As the chart below highlights, funding to on-demand startups including Uber and AirBnB accelerated into billions of dollars per quarter in 2014. On a year-over-year basis, 93% more funding to on-demand startups has already been deployed in the first nine months of 2015 than in all of 2014, although deal activity fell to a four-quarter low in Q3’15.
On-demand mobile services covered in this report cover companies in the US that aggregate demand on mobile devices and applications, but fulfill that demand through offline services.
Uber and AirBnB the juggernauts
Stripping out the two juggernauts shows a much different funding environment for the on-demand economy.
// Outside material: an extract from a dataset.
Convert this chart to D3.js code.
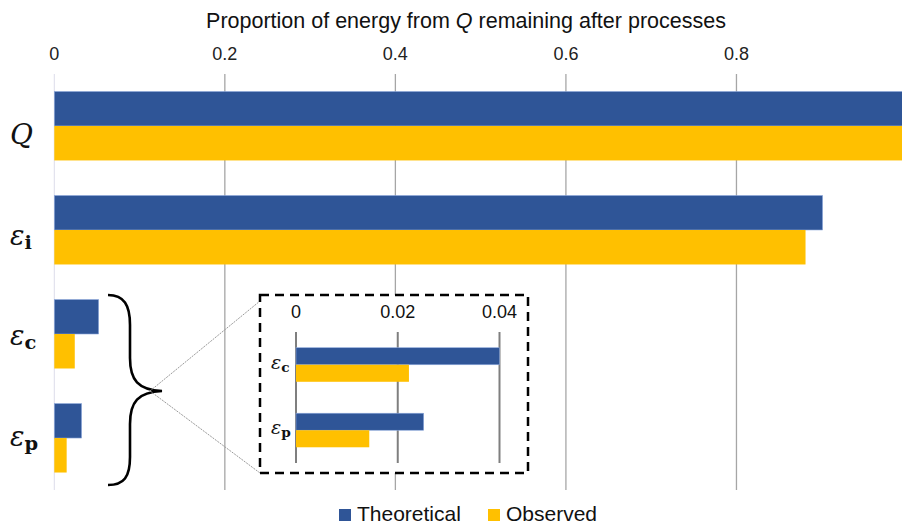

As the chart below highlights, funding to the rest of the on-demand economy has actually been trending down in the past two quarters, hitting just under $285M in Q3’15. Meanwhile, funding into Uber — including its China operations — and AirBnB tops $6.6B in 2015 YTD (year-to-date) already. Sarah Lacy of Pando earlier highlighted this discrepancy, writing, “Let’s face it, Uber is the on-demand economy.”
Total funding to on-demand companies excluding AirBnB and Uber has clocked in at $1.67B in the first three quarters of 2015. Putting that into perspective, AirBnB alone closed a $1.5B round of financing in June. Some of the largest non-Uber, AirBnB rounds in 2015 YTD include Lyft‘s $530M Series E, Munchery‘s $85M Series C, Postmates‘ $80M Series D, Shyp‘s $50M Series B and Sprig‘s $45M Series B.